La présidence du Royaume-Uni au Conseil de Sécurités des Nations Unies a eu un impact remarquable sur les avancées dans la prise en considération par la Communauté Internationale  de la question de violences sexuelles en zones de conflit.

Je voudrais saluer ici la Résolution  2106 du Conseil de Sécurité des Nations Unies votée à l’unanimité le 24 Juin 2013. Cette Résolution a été proposée par le Royaume-Uni et vise à renforcer la lutte contre l’impunité pour les auteurs de violences sexuelles en période de conflit.

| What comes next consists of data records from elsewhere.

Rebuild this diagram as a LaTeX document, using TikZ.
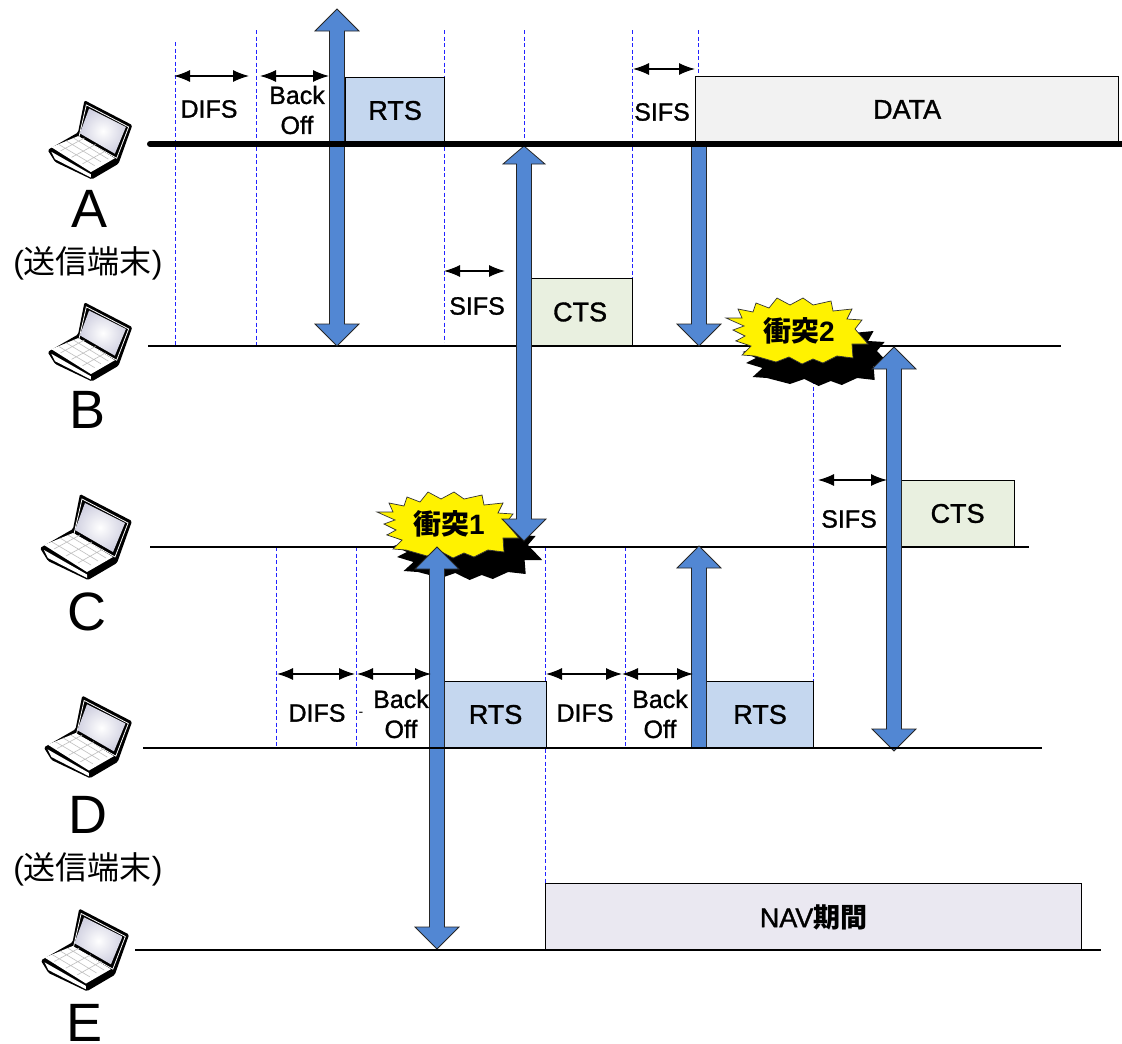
\documentclass[tikz,border=0pt]{standalone}
\usetikzlibrary{arrows.meta}
\usepackage{fontspec}
\setmainfont{Liberation Sans}
\newfontfamily\labfont[FakeBold=1.2]{Liberation Sans}
\newfontfamily\cjk{Noto Sans CJK JP}
\definecolor{arrowblue}{HTML}{5287D3}
\definecolor{rtsfill}{HTML}{C5D7EF}
\definecolor{ctsfill}{HTML}{E9F0E0}
\definecolor{datafill}{HTML}{F2F2F2}
\definecolor{navfill}{HTML}{EAE8F1}
\definecolor{dashblue}{HTML}{2222FF}
\newcommand\fsz[1]{\fontsize{#1}{#1}\selectfont}
\newcommand\up[1]{\raisebox{1.5pt}{#1}}
% block arrows: x, top, bottom
\newcommand\dblblock[3]{\draw[blockarrow] (#1-7.5,#2+22) -- (#1-22,#2+22) -- (#1,#2) -- (#1+22,#2+22) -- (#1+7.5,#2+22) -- (#1+7.5,#3-22) -- (#1+22,#3-22) -- (#1,#3) -- (#1-22,#3-22) -- (#1-7.5,#3-22) -- cycle;}
\newcommand\dblblocksmall[3]{\draw[blockarrow] (#1-7.5,#2+18) -- (#1-21,#2+18) -- (#1,#2) -- (#1+21,#2+18) -- (#1+7.5,#2+18) -- (#1+7.5,#3-22) -- (#1+22,#3-22) -- (#1,#3) -- (#1-22,#3-22) -- (#1-7.5,#3-22) -- cycle;}
\newcommand\upblock[3]{\draw[blockarrow] (#1-7.5,#2+22) -- (#1-22,#2+22) -- (#1,#2) -- (#1+22,#2+22) -- (#1+7.5,#2+22) -- (#1+7.5,#3) -- (#1-7.5,#3) -- cycle;}
\newcommand\downblock[3]{\draw[blockarrow] (#1-7.5,#2) -- (#1+7.5,#2) -- (#1+7.5,#3-22) -- (#1+22,#3-22) -- (#1,#3) -- (#1-22,#3-22) -- (#1-7.5,#3-22) -- cycle;}
\newcommand\burstpath{(-70,-13) -- (-54,-13) -- (-58,-22) -- (-43,-19) -- (-40,-28) -- (-27,-23) -- (-19,-33) -- (-6,-26) -- (7,-33) -- (17,-26) -- (35,-30) -- (37,-20) -- (56,-22) -- (51,-12) -- (66,-11) -- (59,-2) -- (72,13) -- (56,13) -- (57,27) -- (41,25) -- (27,32) -- (17,28) -- (6,33) -- (-7,26) -- (-20,31) -- (-41,25) -- (-54,24) -- (-45,15) -- (-60,10) -- (-51,5) -- (-63,-1) -- (-52,-5) -- cycle}
\tikzset{
  x=1pt,y=-1pt,
  blockarrow/.style={fill=arrowblue,draw=black!85,line width=0.8pt},
  vdash/.style={draw=dashblue,line width=0.9pt,dash pattern=on 4pt off 2.5pt},
  tline/.style={draw=black,line width=1.2pt},
  slot/.style={draw=black,line width=1.2pt,inner sep=0pt,anchor=north west,font=\labfont\fsz{27}},
  dim/.style={draw=black,line width=1.2pt,{Latex[length=16pt,width=12pt]}-{Latex[length=16pt,width=12pt]}},
  lab/.style={font=\labfont\fsz{25},inner sep=0pt,align=center},
  station/.style={font=\fsz{54},inner sep=0pt},
  role/.style={font=\fsz{32},inner sep=0pt},
  crash/.style={font=\bfseries\fsz{28},inner sep=0pt},
  laptop/.pic={
    \fill[black,rounded corners=1.5pt] (-46,13) -- (-13,-6) -- (-6,-41) -- (46,-14) -- (31,28) -- (2,45) -- (-38,26) -- cycle;
    \draw[white,line width=.8pt] (-4,-36) -- (42,-12) -- (29,22) -- (-12,-1) -- cycle;
    \shade[inner color=white,outer color=blue!35!black!18] (-1,-32) -- (39,-12) -- (27,17) -- (-11,-5) -- cycle;
    \fill[white] (-42,10) -- (-13,-2) -- (27,22) -- (1,37) -- cycle;
    \draw[black!25,line width=.6pt] (-34,7) -- (5,30) (-26,3) -- (12,26) (-18,0) -- (20,23) (-32,14) -- (-6,0) (-20,21) -- (6,7) (-8,28) -- (17,14);
    \fill[white] (-42,15) -- (1,39.5) -- (1,43) -- (-38,23) -- cycle;
  }
}
\begin{document}
\begin{tikzpicture}
\useasboundingbox (0,0) rectangle (1122,1044);
% dashed time markers
\foreach \n/\xx/\ya/\yb in {a/175/42/346,b/256/30/346,c/444/30/342,d/524/30/146,e/632/30/346,f/698/30/76,g/276/547/748,h/356/547/748,i/545/547/950,j/625/547/748,k/813/380/748}{
  \coordinate (v\n a) at (\xx,\ya);
  \coordinate (v\n b) at (\xx,\yb);
  \draw[vdash] (v\n a) -- (v\n b);
}
% frame boxes
\node[slot,fill=rtsfill,minimum width=99pt,minimum height=67pt] (rtsA) at (345,77) {\up{RTS}};
\node[slot,fill=datafill,minimum width=423pt,minimum height=67pt] (dataA) at (695,76) {\up{DATA}};
\node[slot,fill=ctsfill,minimum width=101pt,minimum height=68pt] (ctsB) at (531,278) {\hspace*{-4pt}\up{CTS}};
\node[slot,fill=ctsfill,minimum width=114pt,minimum height=67pt] (ctsC) at (900,480) {\up{CTS}};
\node[slot,fill=rtsfill,minimum width=102pt,minimum height=67pt] (rtsD1) at (444,681) {\up{RTS}};
\node[slot,fill=rtsfill,minimum width=107pt,minimum height=67pt] (rtsD2) at (706,681) {\up{RTS}};
\node[slot,fill=navfill,minimum width=536pt,minimum height=67pt] (nav) at (545,883) {\up{NAV{\cjk\bfseries 期間}}};
% timelines
\coordinate (tBa) at (148,346); \coordinate (tBb) at (1061,346);
\coordinate (tCa) at (150,547); \coordinate (tCb) at (1029,547);
\coordinate (tDa) at (143,748); \coordinate (tDb) at (1042,748);
\coordinate (tEa) at (135,950); \coordinate (tEb) at (1101,950);
\coordinate (tAa) at (150,144); \coordinate (tAb) at (1125,144);
\draw[tline] (tBa) -- (tBb);
\draw[tline] (tCa) -- (tCb);
% collisions
\begin{scope}[shift={(447,525)}]
  \fill[black] [shift={(16,22)},xscale=1.1] \burstpath;
  \draw[fill=yellow,draw=black!80,line width=.7pt] \burstpath;
  \node[crash] (crash1) at (2,-1) {{\cjk\bfseries 衝突}1};
\end{scope}
\begin{scope}[shift={(796,331)}]
  \fill[black] [shift={(16,22)},xscale=1.1] \burstpath;
  \draw[fill=yellow,draw=black!80,line width=.7pt] \burstpath;
  \node[crash] (crash2) at (3,0) {{\cjk\bfseries 衝突}2};
\end{scope}
% block arrows
\dblblock{337}{9}{346}
\dblblocksmall{524}{146}{541}
\downblock{699}{145}{346}
\dblblock{894}{347}{751}
\upblock{699}{546}{748}
\dblblock{437}{547}{949}
% timelines on top
\draw[line width=6pt,line cap=round] (tAa) -- (tAb);
\draw[tline] (tDa) -- (tDb);
\draw[tline] (tEa) -- (tEb);
% duration arrows
\foreach \n/\xa/\xb/\yy in {1/174/249/76,2/260/329/76,3/444/505/271,4/633/695/69,5/818/887/480,6/277/355/674,7/357/431/674,8/546/622/674,9/622/693/674}{
  \coordinate (ds\n) at (\xa,\yy);
  \coordinate (de\n) at (\xb,\yy);
  \draw[dim] (ds\n) -- (de\n);
}
% duration labels
\node[lab] (l1) at (209,109) {DIFS};
\node[lab] (l2) at (297,95) {Back};
\node[lab] (l2b) at (297,125) {Off};
\node[lab] (l3) at (662,112) {SIFS};
\node[lab] (l4) at (477,306) {SIFS};
\node[lab] (l5) at (849,519) {SIFS};
\node[lab] (l6) at (317,713) {DIFS};
\node[lab,font=\fsz{14}] (l6d) at (361,714) {-};
\node[lab] (l7) at (401,699) {Back};
\node[lab] (l7b) at (401,729) {Off};
\node[lab] (l8) at (585,713) {DIFS};
\node[lab] (l9) at (660,699) {Back};
\node[lab] (l9b) at (660,729) {Off};
% stations
\pic[scale=.92] at (90,138) {laptop};
\pic[scale=.92] at (90,340) {laptop};
\pic at (86,535) {laptop};
\pic[scale=.96] at (88,735) {laptop};
\pic[scale=.96] at (85,948) {laptop};
\node[station] (A) at (90,209) {A};
\node[role] (ra) at (88,263) {({\cjk 送信端末})};
\node[station] (B) at (88,410) {B};
\node[station] (C) at (87,612) {C};
\node[station] (D) at (88,815) {D};
\node[role] (rd) at (88,869) {({\cjk 送信端末})};
\node[station] (E) at (85,1023) {E};
\end{tikzpicture}
\end{document}
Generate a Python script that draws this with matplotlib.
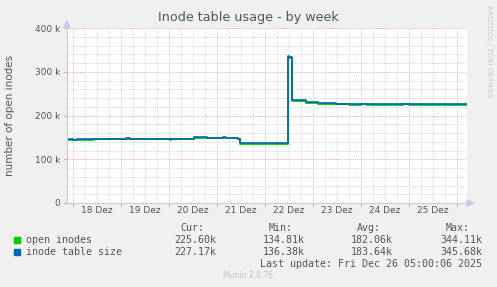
import numpy as np
import matplotlib.pyplot as plt
from matplotlib.ticker import MultipleLocator, FixedLocator, FuncFormatter

# hours since 18 Dez 00:00, graph spans 17 Dez 21:00 .. 26 Dez 05:00
blue_t = [-3, 0, 2, 26.5, 28.5, 60.5, 67, 75, 76.5, 82.5, 83.5, 107.5, 108, 109.5,
          116.5, 122.5, 131.5, 192, 197]
blue_v = [145.6, 144.5, 145.6, 148, 145.6, 150, 148, 150, 148, 147, 136.4, 336, 333, 235,
          231.5, 229, 226.8, 226.3, 227.17]

green_t = [-3, 2, 10, 48.5, 49, 57, 60.5, 67, 75, 76.5, 82.5, 83.5, 98.5, 107.5, 108,
           109.5, 116.5, 122.5, 131.5, 138, 144, 147, 151, 165, 168, 172, 192, 197]
green_v = [144.2, 143.5, 145.3, 144.5, 145.3, 147, 149.3, 147.5, 149, 147.5, 146, 134.8,
           135.8, 334, 331, 234, 229.5, 227.2, 225.8, 224.3, 226.5, 224.5, 224.2, 226.5,
           224.4, 224.6, 225.0, 225.6]

day_labels = ['18 Dez', '19 Dez', '20 Dez', '21 Dez', '22 Dez', '23 Dez', '24 Dez', '25 Dez']

legend_names = ['open inodes', 'inode table size']
legend_colors = ['#00CC00', '#0066B3']
cur = ['225.60k', '227.17k']
vmin = ['134.81k', '136.38k']
avg = ['182.06k', '183.64k']
vmax = ['344.11k', '345.68k']

W, H = 497, 287
fig = plt.figure(figsize=(W / 100, H / 100), dpi=100, facecolor='#F0F0F0')
ax = fig.add_axes([67 / W, (H - 203) / H, 400 / W, 175 / H])
ax.set_facecolor('white')

ax.step(green_t, green_v, where='post', color=legend_colors[0], lw=1.3)
ax.step(blue_t, blue_v, where='post', color=legend_colors[1], lw=1.2)

ax.set_xlim(-3, 197)
ax.set_ylim(0, 400)

# grid
ax.xaxis.set_minor_locator(MultipleLocator(6))
ax.xaxis.set_major_locator(FixedLocator([24 * i for i in range(9)]))
ax.yaxis.set_major_locator(MultipleLocator(100))
ax.yaxis.set_minor_locator(MultipleLocator(20))
ax.grid(which='minor', color='#c4c4c4', ls=(0, (1, 1.5)), lw=0.6)
ax.grid(which='major', color='#f09090', ls=(0, (1, 1.5)), lw=0.6)
ax.set_axisbelow(True)

ax.set_xticklabels([])
for i, lab in enumerate(day_labels):
    ax.text(24 * i + 12, -6, lab, ha='center', va='top', fontsize=6.5, color='#555555',
            transform=ax.transData, clip_on=False)

ax.yaxis.set_major_formatter(FuncFormatter(lambda v, p: '0' if v == 0 else '%d k' % v))
ax.tick_params(axis='y', which='major', length=2, color='#f09090', labelsize=6.5,
               labelcolor='#555555', pad=3)
ax.tick_params(axis='x', which='major', length=2, color='#f09090')
ax.tick_params(which='minor', length=0)

for s in ['top', 'right']:
    ax.spines[s].set_visible(False)
for s in ['left', 'bottom']:
    ax.spines[s].set_color('#c8c8f0')
    ax.spines[s].set_linewidth(0.8)

# axis arrows
fig.patches.append(plt.Polygon([[67 / W - 3 / W, 1 - 28 / H], [67 / W + 3 / W, 1 - 28 / H],
                                [67 / W, 1 - 21 / H]], closed=True, color='#c8c8f0',
                               transform=fig.transFigure))
fig.patches.append(plt.Polygon([[467 / W, 1 - 200 / H], [467 / W, 1 - 206 / H],
                                [474 / W, 1 - 203 / H]], closed=True, color='#c8c8f0',
                               transform=fig.transFigure))

fig.text(248 / W, 1 - 18 / H, 'Inode table usage - by week', ha='center', va='center',
         fontsize=9.2, color='#555555')
fig.text(10 / W, 1 - 115 / H, 'number of open inodes', rotation=90, ha='center',
         va='center', fontsize=7.5, color='#555555')
fig.text(489 / W, 1 - 5 / H, 'RRDTOOL / TOBI OETIKER', rotation=270, ha='center',
         va='top', fontsize=5.2, color='#c8c8c8')

# legend
mono = dict(family='DejaVu Sans Mono', fontsize=7.2, color='#555555')
def ftext(x, y, s, ha='left'):
    fig.text(x / W, 1 - y / H, s, ha=ha, va='center', **mono)

ftext(204, 228, 'Cur:', 'right')
ftext(293, 228, 'Min:', 'right')
ftext(381, 228, 'Avg:', 'right')
ftext(470, 228, 'Max:', 'right')
for i, name in enumerate(legend_names):
    y = 240 + 12 * i
    fig.patches.append(plt.Rectangle(((14) / W, 1 - (y + 3) / H), 6 / W, 6 / H,
                                     color=legend_colors[i], transform=fig.transFigure))
    ftext(26, y, name)
    ftext(216, y, cur[i], 'right')
    ftext(305, y, vmin[i], 'right')
    ftext(393, y, avg[i], 'right')
    ftext(482, y, vmax[i], 'right')
ftext(482, 264, 'Last update: Fri Dec 26 05:00:06 2025', 'right')
fig.text(248 / W, 1 - 276 / H, 'Munin 2.0.76', ha='center', va='center', fontsize=5.5,
         color='#c0c0c0')

fig.savefig('out.png', dpi=100, facecolor=fig.get_facecolor())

Je salue également toutes les initiatives et différents plaidoyers menés par le Royaume-Uni  auprès du Gouvernement congolais sur les  violences sexuelles en RDC. Il faut reconnaître en outre que la RDC a posé un pas essentiel, en signant des communiqués conjoints avec les Nations Unies reconnaissant l’existence des violences sexuelles dans le pays et s’engageant à y répondre. La RDC fait également partie des pays qui ont endossé la Déclaration d’engagement pour éradiquer la violence sexuelle dans les conflits sous l’initiative du Ministre britannique des Affaires Etrangères, William Hague.

Tout en reconnaissant les efforts de la Communauté Internationale pour endiguer ce mal, je voudrais toutefois souligner que la conférence du 13 novembre à Londres s’est uniquement focalisée sur les ressources financières nécessaires aux ONG internationales et agences du système des Nations Unies.

Autant il est important de soutenir le travail des organisations internationales intervenant dans la lutte contre la violence sexuelle en zone de conflit, il est tout aussi important de soutenir les ONG locales dont la plupart n’ont pas accès aux financements extérieurs. Nous aurions souhaité que cette conférence considère le travail de terrain abattu par les organisations féminines locales, et soutienne leurs actions.

Il est important que l’éradication de la violence sexuelle contre les femmes et les filles soit mise en œuvre conjointement avec les acteurs de terrains dans un esprit de partenariat afin de répondre aux besoins réels.